Hi! And Happy New year, etc.

Er… like most things, there’s various schools of thought on this. Did you see this Gifset about Stephen King and George RR Martin talking about work methods? And the quote attached to it from Calvino? Well, that’s a fairly hefty schism. There’s Vonnegut’s Swoopers vs Bashers too (”Swoopers write a story quickly, higgledy-piggledy, crinkum-crankum, any which way. Then they go over it again painstakingly, fixing everything that is just plain awful or doesn’t work. Bashers go one sentence at a time, getting it exactly right before they go on to the next one. When they’re done they’re done.”). Worth noting the bias in that one, of course - Vonnegut is a self-described basher, and the quotes that follow it show no understanding of swoopers.

(And from that, you may guess my bias - through that filter, I’m a swooper. I think that level of analysis of a sentence out of context is pointless. You’re writing a story. Sentences are only really good or bad depending on how they serve a larger purpose)

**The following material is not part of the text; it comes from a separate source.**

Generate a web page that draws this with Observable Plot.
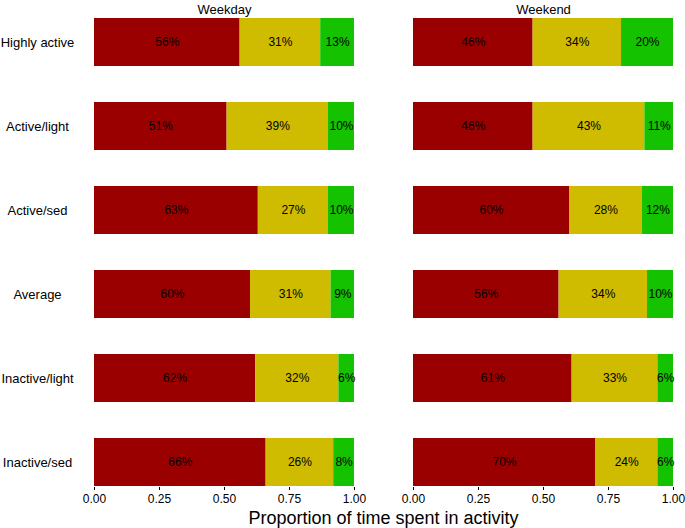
<!DOCTYPE html>
<html><head><meta charset="utf-8">
<script src="https://cdn.jsdelivr.net/npm/d3@7"></script>
<script src="https://cdn.jsdelivr.net/npm/@observablehq/plot@0.6"></script>
<style>body{margin:0;background:#fff}</style>
</head><body><div id="chart"></div>
<script>
const categories = ["Highly active","Active/light","Active/sed","Average","Inactive/light","Inactive/sed"];
const days = ["Weekday","Weekend"];
const activities = ["Sedentary","Light","MVPA"];
const weekdaySedentary = [56,51,63,60,62,66];
const weekdayLight     = [31,39,27,31,32,26];
const weekdayMVPA      = [13,10,10, 9, 6, 8];
const weekendSedentary = [46,46,60,56,61,70];
const weekendLight     = [34,43,28,34,33,24];
const weekendMVPA      = [20,11,12,10, 6, 6];
const xTicks = [0,0.25,0.5,0.75,1];
const colors = ["#9b0000","#cfbb00","#14c200"];

const series = {
  Weekday: [weekdaySedentary, weekdayLight, weekdayMVPA],
  Weekend: [weekendSedentary, weekendLight, weekendMVPA]
};
const rows = [];
for (const day of days) {
  categories.forEach((cat, i) => {
    activities.forEach((act, j) => {
      const v = series[day][j][i];
      rows.push({day, category: cat, activity: act, value: v, share: v / 100});
    });
  });
}

const W = 685, H = 528, ML = 94, MR = 12, MT = 17, MB = 41;
const font = "'Liberation Sans', Arial, Helvetica, sans-serif";

const plot = Plot.plot({
  width: W, height: H,
  marginLeft: ML, marginRight: MR, marginTop: MT, marginBottom: MB,
  style: {fontFamily: font, background: "white", color: "black"},
  fx: {domain: days, paddingInner: 0.185, paddingOuter: 0, label: null},
  x: {domain: [0, 1], label: null},
  y: {domain: categories, paddingInner: 0.431, paddingOuter: 0, label: null},
  color: {domain: activities, range: colors},
  marks: [
    Plot.barX(rows, Plot.stackX({x: "share", y: "category", fx: "day", fill: "activity"})),
    Plot.text(rows, Plot.stackX({x: "share", y: "category", fx: "day", z: "activity",
      text: d => d.value + "%", fill: "black", fontSize: 12})),
    Plot.axisX({ticks: xTicks, tickFormat: d3.format(".2f"), tickSize: 3, tickPadding: 4, label: null, fontSize: 12}),
    Plot.axisY({tickSize: 0, tickPadding: 57, textAnchor: "middle", label: null, fontSize: 13}),
    Plot.axisFx({anchor: "top", tickSize: 0, tickPadding: 4, label: null, fontSize: 13})
  ]
});

d3.select(plot).append("text")
  .attr("x", (ML + W - MR) / 2)
  .attr("y", 524)
  .attr("text-anchor", "middle")
  .attr("font-size", 18)
  .attr("font-family", font)
  .attr("fill", "black")
  .text("Proportion of time spent in activity");

document.getElementById("chart").appendChild(plot);
</script>
</body></html>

But binaries are also rubbish. The map is not the terrain and all that.

In other words: be careful with advice on this. This may not be you. Whatever works works. Discovering what works for you is the key thing. Maybe you lean basher. That’s fine. Being in a corner with Vonnegut isn’t a bad thing. 

(No-one leaves Vonnegut in the corner, cue dance routine, we’ve had the time of our life, so it goes.)

Generally speaking, being a working writer working in a pulp corner of the media and with other people relying on me to earn money (I think it was Ivan Brandon who argued if you leave your artist without pages, you should pay their rent.) Doing the job is, involves doing the job.

You’re correct that it’s rarely as bad as you think it is. 

At the same time, it’s also almost always easier to edit something than to write something. So write anything. You can always delete it. At the absolute worst, by writing it ,you’ve discovered one thing which ISN’T right. More likely, when it’s on the page you can sit back and realise what’s wrong with that take. What’s false? What’s missing? How can you change it to make it so?

That said, if something isn’t time critical, and there’s any other option, sometimes you know you’re not ready to write this, and you should press abort. In the notes for WicDiv 24 I wrote about my first draft of the first few pages. Now, that is almost identical in “story content” as what was printed, but was shit, or at least weightless. When writing it, I then stepped way back, realising I wasn’t ready to write the issue, and went and worked on other things to leave things to cook more. I just didn’t really know what was happening, on a much deeper level.

Now “I’m not ready to do this” is a good thing to lead you to procrastinate, so be careful with letting yourself off the hook too much, but sometimes you’re just not ready to do it, and you have to accept it.

But generally speaking, if you now the story, almost any tactics you can do to do some kind of first draft will be more easily edited than a blank page. Literally any tactic. Write it out of order. Write it without dialogue. Write it without description. Anything.

And now to go and try and prove this right with WicDiv 26′s script, which needs to get over to Jamie today, and - oh my! - have I some things to tweak.